Direction. Extract the lines of the material below, beginning with the first and ending with the line that holds "const arcs = d3.pie().sort(null).value(d". Skip every picture.

Provided data.
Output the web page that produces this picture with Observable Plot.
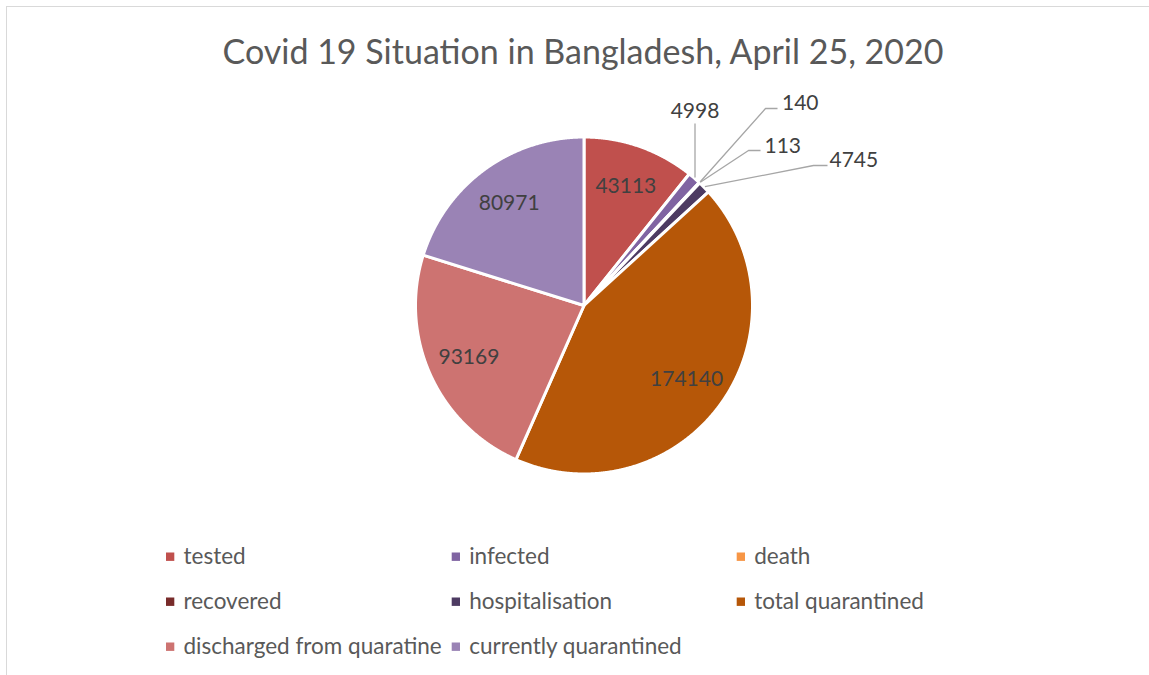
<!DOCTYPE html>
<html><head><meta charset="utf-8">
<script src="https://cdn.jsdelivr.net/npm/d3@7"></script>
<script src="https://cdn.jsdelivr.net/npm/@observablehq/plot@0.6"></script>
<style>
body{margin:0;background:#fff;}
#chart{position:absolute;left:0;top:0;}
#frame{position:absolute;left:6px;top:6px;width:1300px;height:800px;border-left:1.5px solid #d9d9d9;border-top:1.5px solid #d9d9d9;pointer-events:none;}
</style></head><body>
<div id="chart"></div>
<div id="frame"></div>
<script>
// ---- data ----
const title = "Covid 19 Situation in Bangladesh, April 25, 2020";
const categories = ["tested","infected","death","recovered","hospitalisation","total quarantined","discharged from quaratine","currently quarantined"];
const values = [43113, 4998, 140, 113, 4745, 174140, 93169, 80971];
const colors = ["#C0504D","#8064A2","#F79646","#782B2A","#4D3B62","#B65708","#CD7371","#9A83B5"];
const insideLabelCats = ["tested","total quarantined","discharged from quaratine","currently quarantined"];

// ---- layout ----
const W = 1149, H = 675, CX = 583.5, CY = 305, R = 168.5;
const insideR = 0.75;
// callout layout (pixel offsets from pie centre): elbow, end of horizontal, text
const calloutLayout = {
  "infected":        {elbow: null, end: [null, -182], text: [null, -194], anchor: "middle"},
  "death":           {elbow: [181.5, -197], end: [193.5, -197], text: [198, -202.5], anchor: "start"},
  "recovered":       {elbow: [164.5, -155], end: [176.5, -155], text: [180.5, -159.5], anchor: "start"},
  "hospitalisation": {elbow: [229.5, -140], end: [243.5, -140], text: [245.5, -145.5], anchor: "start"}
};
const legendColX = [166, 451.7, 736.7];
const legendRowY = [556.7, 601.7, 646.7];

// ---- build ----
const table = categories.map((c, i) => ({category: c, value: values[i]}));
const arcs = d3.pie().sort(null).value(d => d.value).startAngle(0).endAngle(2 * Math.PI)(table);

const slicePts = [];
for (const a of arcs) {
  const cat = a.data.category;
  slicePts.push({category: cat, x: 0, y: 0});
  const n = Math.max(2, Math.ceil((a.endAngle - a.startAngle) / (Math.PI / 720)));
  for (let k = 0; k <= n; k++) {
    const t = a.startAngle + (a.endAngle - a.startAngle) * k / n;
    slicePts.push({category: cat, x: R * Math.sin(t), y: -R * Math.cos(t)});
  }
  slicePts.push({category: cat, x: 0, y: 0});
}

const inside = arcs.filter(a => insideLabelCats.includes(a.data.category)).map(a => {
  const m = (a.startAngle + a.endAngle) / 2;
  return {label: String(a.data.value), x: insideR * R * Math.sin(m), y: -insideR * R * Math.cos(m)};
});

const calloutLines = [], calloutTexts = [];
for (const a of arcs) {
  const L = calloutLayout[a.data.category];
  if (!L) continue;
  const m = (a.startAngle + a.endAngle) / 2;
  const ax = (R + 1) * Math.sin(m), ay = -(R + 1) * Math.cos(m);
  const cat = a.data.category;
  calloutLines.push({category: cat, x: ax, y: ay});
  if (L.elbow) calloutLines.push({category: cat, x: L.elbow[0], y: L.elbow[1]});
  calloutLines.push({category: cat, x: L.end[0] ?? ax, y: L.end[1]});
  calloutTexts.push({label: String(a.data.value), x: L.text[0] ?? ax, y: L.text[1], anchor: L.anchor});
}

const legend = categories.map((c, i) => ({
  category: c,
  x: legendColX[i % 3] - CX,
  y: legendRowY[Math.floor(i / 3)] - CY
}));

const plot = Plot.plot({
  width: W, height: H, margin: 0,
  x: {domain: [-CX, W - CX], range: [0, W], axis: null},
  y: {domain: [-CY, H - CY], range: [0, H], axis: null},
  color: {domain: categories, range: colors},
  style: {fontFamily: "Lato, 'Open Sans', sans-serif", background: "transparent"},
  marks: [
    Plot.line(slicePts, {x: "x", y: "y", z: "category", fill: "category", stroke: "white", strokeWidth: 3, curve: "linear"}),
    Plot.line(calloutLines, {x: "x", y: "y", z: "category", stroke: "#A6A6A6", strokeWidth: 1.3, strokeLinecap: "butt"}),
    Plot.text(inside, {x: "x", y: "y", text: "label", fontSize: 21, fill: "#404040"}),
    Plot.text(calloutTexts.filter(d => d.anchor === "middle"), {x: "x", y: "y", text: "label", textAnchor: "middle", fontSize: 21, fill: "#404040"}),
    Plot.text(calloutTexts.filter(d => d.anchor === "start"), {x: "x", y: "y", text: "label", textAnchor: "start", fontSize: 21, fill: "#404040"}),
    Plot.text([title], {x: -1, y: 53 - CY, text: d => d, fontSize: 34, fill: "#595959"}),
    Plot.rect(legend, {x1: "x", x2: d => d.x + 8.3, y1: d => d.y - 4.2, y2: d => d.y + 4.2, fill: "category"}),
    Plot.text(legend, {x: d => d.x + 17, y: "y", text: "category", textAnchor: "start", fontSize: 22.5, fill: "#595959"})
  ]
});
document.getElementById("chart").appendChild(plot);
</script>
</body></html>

Exercise response.
Output the web page that produces this picture with Observable Plot.
<!DOCTYPE html>
<html><head><meta charset="utf-8">
<script src="https://cdn.jsdelivr.net/npm/d3@7"></script>
<script src="https://cdn.jsdelivr.net/npm/@observablehq/plot@0.6"></script>
<style>
body{margin:0;background:#fff;}
#chart{position:absolute;left:0;top:0;}
#frame{position:absolute;left:6px;top:6px;width:1300px;height:800px;border-left:1.5px solid #d9d9d9;border-top:1.5px solid #d9d9d9;pointer-events:none;}
</style></head><body>
<div id="chart"></div>
<div id="frame"></div>
<script>
// ---- data ----
const title = "Covid 19 Situation in Bangladesh, April 25, 2020";
const categories = ["tested","infected","death","recovered","hospitalisation","total quarantined","discharged from quaratine","currently quarantined"];
const values = [43113, 4998, 140, 113, 4745, 174140, 93169, 80971];
const colors = ["#C0504D","#8064A2","#F79646","#782B2A","#4D3B62","#B65708","#CD7371","#9A83B5"];
const insideLabelCats = ["tested","total quarantined","discharged from quaratine","currently quarantined"];

// ---- layout ----
const W = 1149, H = 675, CX = 583.5, CY = 305, R = 168.5;
const insideR = 0.75;
// callout layout (pixel offsets from pie centre): elbow, end of horizontal, text
const calloutLayout = {
  "infected":        {elbow: null, end: [null, -182], text: [null, -194], anchor: "middle"},
  "death":           {elbow: [181.5, -197], end: [193.5, -197], text: [198, -202.5], anchor: "start"},
  "recovered":       {elbow: [164.5, -155], end: [176.5, -155], text: [180.5, -159.5], anchor: "start"},
  "hospitalisation": {elbow: [229.5, -140], end: [243.5, -140], text: [245.5, -145.5], anchor: "start"}
};
const legendColX = [166, 451.7, 736.7];
const legendRowY = [556.7, 601.7, 646.7];

// ---- build ----
const table = categories.map((c, i) => ({category: c, value: values[i]}));
const arcs = d3.pie().sort(null).value(d => d.value).startAngle(0).endAngle(2 * Math.PI)(table);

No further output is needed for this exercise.